EXERCISE GOAL: Find the lines with "that" in them and copy them out.

[Rows from a dataset of charts and code]
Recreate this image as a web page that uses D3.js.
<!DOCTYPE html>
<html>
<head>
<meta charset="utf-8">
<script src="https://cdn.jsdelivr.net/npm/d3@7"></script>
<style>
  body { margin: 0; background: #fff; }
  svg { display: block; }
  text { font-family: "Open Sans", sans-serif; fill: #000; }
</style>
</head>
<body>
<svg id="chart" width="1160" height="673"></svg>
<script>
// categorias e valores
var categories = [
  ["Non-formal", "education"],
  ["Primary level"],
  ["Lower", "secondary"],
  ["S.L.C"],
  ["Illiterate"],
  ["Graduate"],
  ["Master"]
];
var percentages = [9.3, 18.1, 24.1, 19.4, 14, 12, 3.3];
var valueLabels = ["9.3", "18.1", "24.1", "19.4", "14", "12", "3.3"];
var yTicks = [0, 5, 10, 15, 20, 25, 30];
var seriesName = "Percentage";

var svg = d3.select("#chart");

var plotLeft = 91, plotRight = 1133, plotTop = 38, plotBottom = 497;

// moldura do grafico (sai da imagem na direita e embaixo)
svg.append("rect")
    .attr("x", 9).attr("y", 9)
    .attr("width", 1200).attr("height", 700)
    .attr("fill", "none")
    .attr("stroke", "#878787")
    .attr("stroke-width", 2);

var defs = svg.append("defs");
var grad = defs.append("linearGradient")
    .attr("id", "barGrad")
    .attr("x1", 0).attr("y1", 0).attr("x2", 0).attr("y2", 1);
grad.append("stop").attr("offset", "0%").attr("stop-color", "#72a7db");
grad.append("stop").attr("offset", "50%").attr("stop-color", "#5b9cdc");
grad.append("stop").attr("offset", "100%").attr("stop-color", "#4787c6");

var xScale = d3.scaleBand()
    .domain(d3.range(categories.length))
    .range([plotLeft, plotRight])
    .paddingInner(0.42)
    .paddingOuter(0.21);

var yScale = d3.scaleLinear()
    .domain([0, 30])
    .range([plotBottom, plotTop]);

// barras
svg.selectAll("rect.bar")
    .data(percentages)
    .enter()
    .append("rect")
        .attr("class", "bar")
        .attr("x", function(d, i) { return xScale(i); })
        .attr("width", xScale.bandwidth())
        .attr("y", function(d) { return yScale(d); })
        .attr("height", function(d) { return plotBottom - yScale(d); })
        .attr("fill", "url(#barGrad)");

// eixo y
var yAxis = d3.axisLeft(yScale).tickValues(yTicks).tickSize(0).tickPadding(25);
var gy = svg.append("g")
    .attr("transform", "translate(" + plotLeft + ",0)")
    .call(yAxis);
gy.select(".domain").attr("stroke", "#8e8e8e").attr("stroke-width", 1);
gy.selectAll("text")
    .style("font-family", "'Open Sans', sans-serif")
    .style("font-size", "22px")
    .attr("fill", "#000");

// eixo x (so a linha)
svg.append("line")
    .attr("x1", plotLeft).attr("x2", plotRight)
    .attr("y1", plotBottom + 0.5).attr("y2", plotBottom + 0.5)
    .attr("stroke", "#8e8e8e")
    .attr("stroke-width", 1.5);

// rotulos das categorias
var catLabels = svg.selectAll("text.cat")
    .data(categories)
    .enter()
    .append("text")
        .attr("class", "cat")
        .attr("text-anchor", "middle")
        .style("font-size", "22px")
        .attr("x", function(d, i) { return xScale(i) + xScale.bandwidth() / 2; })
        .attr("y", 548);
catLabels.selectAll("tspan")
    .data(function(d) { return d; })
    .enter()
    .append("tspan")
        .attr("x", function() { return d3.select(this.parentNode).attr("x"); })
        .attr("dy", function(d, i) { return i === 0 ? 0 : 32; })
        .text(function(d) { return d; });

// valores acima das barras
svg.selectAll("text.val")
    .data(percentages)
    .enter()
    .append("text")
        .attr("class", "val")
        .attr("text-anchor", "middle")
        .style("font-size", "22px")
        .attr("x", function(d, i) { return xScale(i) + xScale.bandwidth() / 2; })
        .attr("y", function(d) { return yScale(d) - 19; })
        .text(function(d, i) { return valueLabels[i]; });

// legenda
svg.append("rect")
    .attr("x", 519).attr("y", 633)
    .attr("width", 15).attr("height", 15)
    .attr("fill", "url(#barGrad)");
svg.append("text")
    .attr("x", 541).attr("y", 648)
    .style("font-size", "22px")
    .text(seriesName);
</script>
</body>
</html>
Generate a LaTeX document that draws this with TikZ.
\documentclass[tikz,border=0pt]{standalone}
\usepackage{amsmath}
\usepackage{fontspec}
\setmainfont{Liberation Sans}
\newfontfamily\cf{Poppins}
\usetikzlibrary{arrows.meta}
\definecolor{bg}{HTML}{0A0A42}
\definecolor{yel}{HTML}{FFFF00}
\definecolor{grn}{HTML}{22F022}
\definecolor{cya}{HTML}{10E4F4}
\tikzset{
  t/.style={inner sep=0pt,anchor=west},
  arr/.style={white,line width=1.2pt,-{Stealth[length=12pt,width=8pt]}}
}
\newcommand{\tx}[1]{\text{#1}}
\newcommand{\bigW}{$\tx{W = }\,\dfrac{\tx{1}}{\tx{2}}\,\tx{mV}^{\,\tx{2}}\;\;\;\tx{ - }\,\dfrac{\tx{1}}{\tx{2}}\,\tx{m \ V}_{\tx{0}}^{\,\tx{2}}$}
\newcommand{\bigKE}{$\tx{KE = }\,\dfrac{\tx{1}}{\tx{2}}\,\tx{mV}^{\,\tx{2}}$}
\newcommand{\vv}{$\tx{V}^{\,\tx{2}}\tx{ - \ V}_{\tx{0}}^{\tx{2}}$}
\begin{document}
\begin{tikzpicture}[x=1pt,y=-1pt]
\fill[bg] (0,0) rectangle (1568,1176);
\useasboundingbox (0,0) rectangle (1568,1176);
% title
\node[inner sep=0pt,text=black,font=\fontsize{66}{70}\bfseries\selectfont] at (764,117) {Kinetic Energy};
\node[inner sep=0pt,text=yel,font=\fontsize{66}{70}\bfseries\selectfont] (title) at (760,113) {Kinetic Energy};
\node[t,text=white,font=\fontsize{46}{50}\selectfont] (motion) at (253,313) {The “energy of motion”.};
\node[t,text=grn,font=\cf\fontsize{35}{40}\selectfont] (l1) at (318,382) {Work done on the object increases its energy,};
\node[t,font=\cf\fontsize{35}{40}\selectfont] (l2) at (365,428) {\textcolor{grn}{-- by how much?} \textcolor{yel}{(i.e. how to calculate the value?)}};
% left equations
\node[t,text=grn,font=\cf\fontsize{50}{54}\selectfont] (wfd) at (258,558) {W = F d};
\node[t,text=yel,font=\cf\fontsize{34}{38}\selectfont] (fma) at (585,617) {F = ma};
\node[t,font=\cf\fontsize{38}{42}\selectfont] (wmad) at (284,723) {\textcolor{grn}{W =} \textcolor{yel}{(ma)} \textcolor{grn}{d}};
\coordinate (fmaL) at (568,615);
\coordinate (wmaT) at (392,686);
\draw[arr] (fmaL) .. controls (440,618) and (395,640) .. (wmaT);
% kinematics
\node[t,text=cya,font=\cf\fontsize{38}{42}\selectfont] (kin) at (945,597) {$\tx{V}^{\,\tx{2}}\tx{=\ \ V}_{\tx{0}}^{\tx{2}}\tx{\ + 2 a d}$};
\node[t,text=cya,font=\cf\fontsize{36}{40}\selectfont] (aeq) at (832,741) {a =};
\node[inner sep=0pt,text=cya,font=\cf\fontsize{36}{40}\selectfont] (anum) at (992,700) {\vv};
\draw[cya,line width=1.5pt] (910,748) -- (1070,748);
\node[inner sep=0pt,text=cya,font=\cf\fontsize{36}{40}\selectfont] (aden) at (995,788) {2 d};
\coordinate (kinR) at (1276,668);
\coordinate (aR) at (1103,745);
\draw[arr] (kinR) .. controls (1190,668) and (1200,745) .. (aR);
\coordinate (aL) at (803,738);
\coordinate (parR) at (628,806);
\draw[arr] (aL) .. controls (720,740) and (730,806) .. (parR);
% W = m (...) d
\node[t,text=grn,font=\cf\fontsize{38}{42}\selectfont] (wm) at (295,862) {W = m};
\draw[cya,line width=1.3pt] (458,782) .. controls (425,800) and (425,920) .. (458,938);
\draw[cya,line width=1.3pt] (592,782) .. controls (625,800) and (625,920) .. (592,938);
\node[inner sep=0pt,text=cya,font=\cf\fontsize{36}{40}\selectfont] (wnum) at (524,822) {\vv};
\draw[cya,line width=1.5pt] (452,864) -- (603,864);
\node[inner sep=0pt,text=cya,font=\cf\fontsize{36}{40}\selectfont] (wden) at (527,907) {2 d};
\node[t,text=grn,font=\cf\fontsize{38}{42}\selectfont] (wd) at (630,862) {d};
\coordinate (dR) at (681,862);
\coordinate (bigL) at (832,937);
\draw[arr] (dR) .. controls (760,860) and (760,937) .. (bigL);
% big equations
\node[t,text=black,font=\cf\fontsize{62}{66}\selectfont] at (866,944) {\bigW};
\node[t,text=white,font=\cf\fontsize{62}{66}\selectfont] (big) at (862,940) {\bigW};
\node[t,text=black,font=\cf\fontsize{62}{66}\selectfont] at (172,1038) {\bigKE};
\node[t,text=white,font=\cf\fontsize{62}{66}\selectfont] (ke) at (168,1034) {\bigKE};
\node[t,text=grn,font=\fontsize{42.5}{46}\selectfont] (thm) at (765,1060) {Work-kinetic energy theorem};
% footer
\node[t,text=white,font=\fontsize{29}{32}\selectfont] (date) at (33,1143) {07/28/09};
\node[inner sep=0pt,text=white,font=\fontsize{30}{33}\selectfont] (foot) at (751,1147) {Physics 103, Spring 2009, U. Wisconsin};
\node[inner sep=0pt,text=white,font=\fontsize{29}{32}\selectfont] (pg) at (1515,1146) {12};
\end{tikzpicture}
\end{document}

CORRECT ANSWER:
Recreate this image as a web page that uses D3.js.
Generate a LaTeX document that draws this with TikZ.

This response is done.